All of the material should be reproduced exactly, with pictures left out.

----

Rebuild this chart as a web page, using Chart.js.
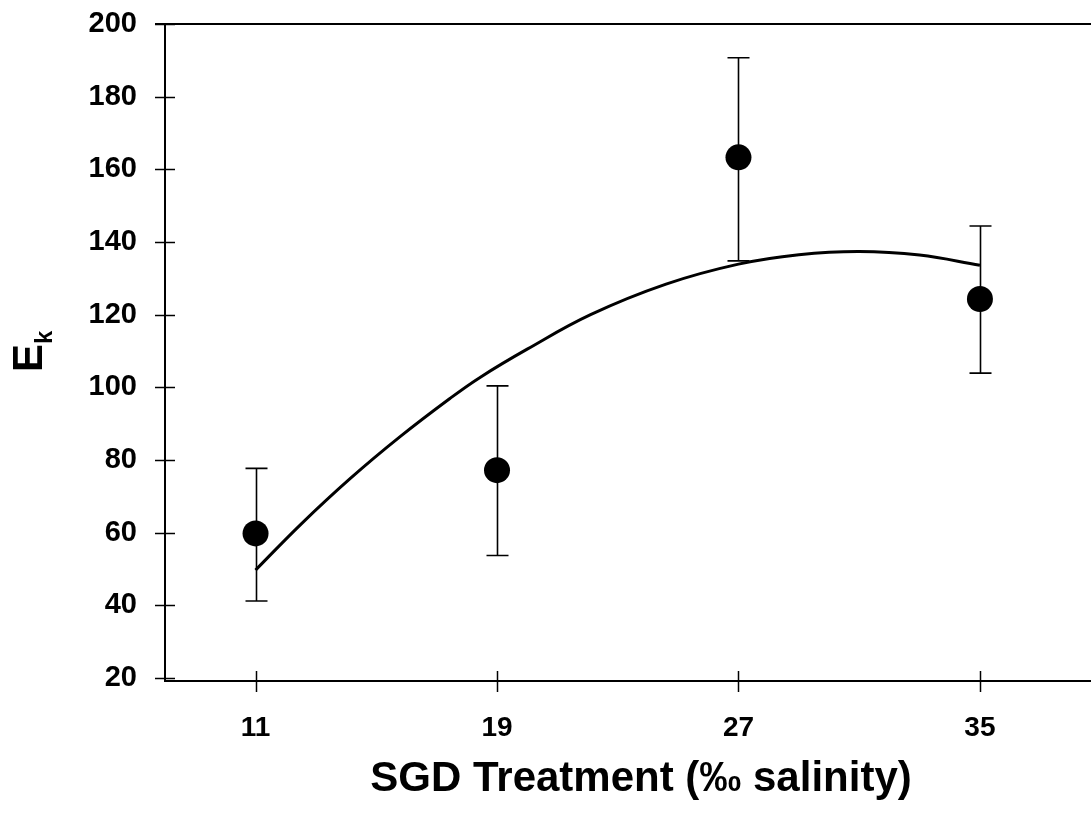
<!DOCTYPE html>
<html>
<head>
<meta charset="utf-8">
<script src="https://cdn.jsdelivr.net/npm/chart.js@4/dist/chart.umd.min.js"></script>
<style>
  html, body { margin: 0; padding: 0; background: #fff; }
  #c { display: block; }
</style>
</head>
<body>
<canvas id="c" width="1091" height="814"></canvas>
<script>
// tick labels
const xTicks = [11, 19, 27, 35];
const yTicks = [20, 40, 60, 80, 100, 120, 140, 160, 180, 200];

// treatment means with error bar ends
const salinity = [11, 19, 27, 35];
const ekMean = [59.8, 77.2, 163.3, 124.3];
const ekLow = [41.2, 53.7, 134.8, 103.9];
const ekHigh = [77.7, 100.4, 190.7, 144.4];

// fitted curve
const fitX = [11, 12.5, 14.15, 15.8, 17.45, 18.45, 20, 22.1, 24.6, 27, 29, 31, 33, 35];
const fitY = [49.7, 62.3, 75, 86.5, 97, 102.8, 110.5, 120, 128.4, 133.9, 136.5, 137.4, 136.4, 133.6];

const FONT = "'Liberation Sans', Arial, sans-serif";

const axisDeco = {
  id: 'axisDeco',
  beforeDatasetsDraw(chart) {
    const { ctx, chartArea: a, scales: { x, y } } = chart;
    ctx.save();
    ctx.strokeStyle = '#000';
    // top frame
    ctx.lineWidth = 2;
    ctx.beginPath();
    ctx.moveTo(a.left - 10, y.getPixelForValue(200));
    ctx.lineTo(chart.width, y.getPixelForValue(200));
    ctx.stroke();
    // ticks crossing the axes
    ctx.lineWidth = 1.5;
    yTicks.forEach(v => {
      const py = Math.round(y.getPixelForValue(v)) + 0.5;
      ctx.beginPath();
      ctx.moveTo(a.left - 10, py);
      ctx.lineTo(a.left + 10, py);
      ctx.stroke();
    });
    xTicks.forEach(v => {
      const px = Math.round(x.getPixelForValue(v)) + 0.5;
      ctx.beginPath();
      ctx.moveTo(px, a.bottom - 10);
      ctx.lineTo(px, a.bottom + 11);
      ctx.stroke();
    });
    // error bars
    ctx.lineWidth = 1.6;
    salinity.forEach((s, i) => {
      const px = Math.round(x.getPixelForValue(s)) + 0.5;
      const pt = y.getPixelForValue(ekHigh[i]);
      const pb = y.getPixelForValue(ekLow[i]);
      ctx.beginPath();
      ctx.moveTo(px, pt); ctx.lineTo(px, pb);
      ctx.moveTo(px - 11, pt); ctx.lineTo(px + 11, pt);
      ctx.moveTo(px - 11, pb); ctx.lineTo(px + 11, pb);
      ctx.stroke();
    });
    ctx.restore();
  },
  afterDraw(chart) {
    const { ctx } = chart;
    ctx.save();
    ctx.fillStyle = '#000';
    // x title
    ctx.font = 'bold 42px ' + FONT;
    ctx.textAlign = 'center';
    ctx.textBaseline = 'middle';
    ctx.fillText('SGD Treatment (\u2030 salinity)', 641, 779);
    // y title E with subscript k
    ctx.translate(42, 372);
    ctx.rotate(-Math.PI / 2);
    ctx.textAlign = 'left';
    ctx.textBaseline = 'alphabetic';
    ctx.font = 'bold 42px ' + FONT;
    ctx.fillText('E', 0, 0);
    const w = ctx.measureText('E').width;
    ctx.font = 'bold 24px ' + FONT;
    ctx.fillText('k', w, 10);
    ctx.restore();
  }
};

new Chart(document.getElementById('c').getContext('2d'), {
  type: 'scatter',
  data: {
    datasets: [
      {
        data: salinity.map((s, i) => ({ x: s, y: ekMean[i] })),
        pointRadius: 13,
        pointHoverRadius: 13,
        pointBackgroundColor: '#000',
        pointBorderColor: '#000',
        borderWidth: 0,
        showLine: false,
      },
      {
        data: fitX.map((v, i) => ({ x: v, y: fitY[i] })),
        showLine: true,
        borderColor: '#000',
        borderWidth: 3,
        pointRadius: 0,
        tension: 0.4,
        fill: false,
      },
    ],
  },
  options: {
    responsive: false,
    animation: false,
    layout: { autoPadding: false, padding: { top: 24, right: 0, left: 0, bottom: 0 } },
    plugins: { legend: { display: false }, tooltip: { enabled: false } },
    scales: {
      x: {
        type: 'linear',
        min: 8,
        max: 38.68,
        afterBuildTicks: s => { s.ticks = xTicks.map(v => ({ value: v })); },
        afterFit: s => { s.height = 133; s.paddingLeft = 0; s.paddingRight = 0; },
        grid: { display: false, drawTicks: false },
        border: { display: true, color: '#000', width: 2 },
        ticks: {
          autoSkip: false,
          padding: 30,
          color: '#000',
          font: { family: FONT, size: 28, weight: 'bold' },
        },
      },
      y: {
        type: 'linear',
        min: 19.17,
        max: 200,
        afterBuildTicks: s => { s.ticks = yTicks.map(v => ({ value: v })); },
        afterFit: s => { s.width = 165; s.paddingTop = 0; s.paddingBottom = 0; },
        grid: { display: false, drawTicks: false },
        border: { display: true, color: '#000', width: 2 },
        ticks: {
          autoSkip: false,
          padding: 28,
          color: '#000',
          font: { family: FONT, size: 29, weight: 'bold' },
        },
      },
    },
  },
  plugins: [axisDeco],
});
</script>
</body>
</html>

----

THE COMPLETED TASK |
Rebuild this chart as a web page, using Chart.js.
<!DOCTYPE html>
<html>
<head>
<meta charset="utf-8">
<script src="https://cdn.jsdelivr.net/npm/chart.js@4/dist/chart.umd.min.js"></script>
<style>
  html, body { margin: 0; padding: 0; background: #fff; }
  #c { display: block; }
</style>
</head>
<body>
<canvas id="c" width="1091" height="814"></canvas>
<script>
// tick labels
const xTicks = [11, 19, 27, 35];
const yTicks = [20, 40, 60, 80, 100, 120, 140, 160, 180, 200];

// treatment means with error bar ends
const salinity = [11, 19, 27, 35];
const ekMean = [59.8, 77.2, 163.3, 124.3];
const ekLow = [41.2, 53.7, 134.8, 103.9];
const ekHigh = [77.7, 100.4, 190.7, 144.4];

// fitted curve
const fitX = [11, 12.5, 14.15, 15.8, 17.45, 18.45, 20, 22.1, 24.6, 27, 29, 31, 33, 35];
const fitY = [49.7, 62.3, 75, 86.5, 97, 102.8, 110.5, 120, 128.4, 133.9, 136.5, 137.4, 136.4, 133.6];

const FONT = "'Liberation Sans', Arial, sans-serif";

const axisDeco = {
  id: 'axisDeco',
  beforeDatasetsDraw(chart) {
    const { ctx, chartArea: a, scales: { x, y } } = chart;
    ctx.save();
    ctx.strokeStyle = '#000';
    // top frame
    ctx.lineWidth = 2;
    ctx.beginPath();
    ctx.moveTo(a.left - 10, y.getPixelForValue(200));
    ctx.lineTo(chart.width, y.getPixelForValue(200));
    ctx.stroke();
    // ticks crossing the axes
    ctx.lineWidth = 1.5;
    yTicks.forEach(v => {
      const py = Math.round(y.getPixelForValue(v)) + 0.5;
      ctx.beginPath();
      ctx.moveTo(a.left - 10, py);
      ctx.lineTo(a.left + 10, py);
      ctx.stroke();
    });
    xTicks.forEach(v => {
      const px = Math.round(x.getPixelForValue(v)) + 0.5;
      ctx.beginPath();
      ctx.moveTo(px, a.bottom - 10);
      ctx.lineTo(px, a.bottom + 11);
      ctx.stroke();
    });
    // error bars
    ctx.lineWidth = 1.6;
    salinity.forEach((s, i) => {
      const px = Math.round(x.getPixelForValue(s)) + 0.5;
      const pt = y.getPixelForValue(ekHigh[i]);
      const pb = y.getPixelForValue(ekLow[i]);
      ctx.beginPath();
      ctx.moveTo(px, pt); ctx.lineTo(px, pb);
      ctx.moveTo(px - 11, pt); ctx.lineTo(px + 11, pt);
      ctx.moveTo(px - 11, pb); ctx.lineTo(px + 11, pb);
      ctx.stroke();
    });
    ctx.restore();
  },
  afterDraw(chart) {
    const { ctx } = chart;
    ctx.save();
    ctx.fillStyle = '#000';
    // x title
    ctx.font = 'bold 42px ' + FONT;
    ctx.textAlign = 'center';
    ctx.textBaseline = 'middle';
    ctx.fillText('SGD Treatment (\u2030 salinity)', 641, 779);
    // y title E with subscript k
    ctx.translate(42, 372);
    ctx.rotate(-Math.PI / 2);
    ctx.textAlign = 'left';
    ctx.textBaseline = 'alphabetic';
    ctx.font = 'bold 42px ' + FONT;
    ctx.fillText('E', 0, 0);
    const w = ctx.measureText('E').width;
    ctx.font = 'bold 24px ' + FONT;
    ctx.fillText('k', w, 10);
    ctx.restore();
  }
};

new Chart(document.getElementById('c').getContext('2d'), {
  type: 'scatter',
  data: {
    datasets: [
      {
        data: salinity.map((s, i) => ({ x: s, y: ekMean[i] })),
        pointRadius: 13,
        pointHoverRadius: 13,
        pointBackgroundColor: '#000',
        pointBorderColor: '#000',
        borderWidth: 0,
        showLine: false,
      },
      {
        data: fitX.map((v, i) => ({ x: v, y: fitY[i] })),
        showLine: true,
        borderColor: '#000',
        borderWidth: 3,
        pointRadius: 0,
        tension: 0.4,
        fill: false,
      },
    ],
  },
  options: {
    responsive: false,
    animation: false,
    layout: { autoPadding: false, padding: { top: 24, right: 0, left: 0, bottom: 0 } },
    plugins: { legend: { display: false }, tooltip: { enabled: false } },
    scales: {
      x: {
        type: 'linear',
        min: 8,
        max: 38.68,
        afterBuildTicks: s => { s.ticks = xTicks.map(v => ({ value: v })); },
        afterFit: s => { s.height = 133; s.paddingLeft = 0; s.paddingRight = 0; },
        grid: { display: false, drawTicks: false },
        border: { display: true, color: '#000', width: 2 },
        ticks: {
          autoSkip: false,
          padding: 30,
          color: '#000',
          font: { family: FONT, size: 28, weight: 'bold' },
        },
      },
      y: {
        type: 'linear',
        min: 19.17,
        max: 200,
        afterBuildTicks: s => { s.ticks = yTicks.map(v => ({ value: v })); },
        afterFit: s => { s.width = 165; s.paddingTop = 0; s.paddingBottom = 0; },
        grid: { display: false, drawTicks: false },
        border: { display: true, color: '#000', width: 2 },
        ticks: {
          autoSkip: false,
          padding: 28,
          color: '#000',
          font: { family: FONT, size: 29, weight: 'bold' },
        },
      },
    },
  },
  plugins: [axisDeco],
});
</script>
</body>
</html>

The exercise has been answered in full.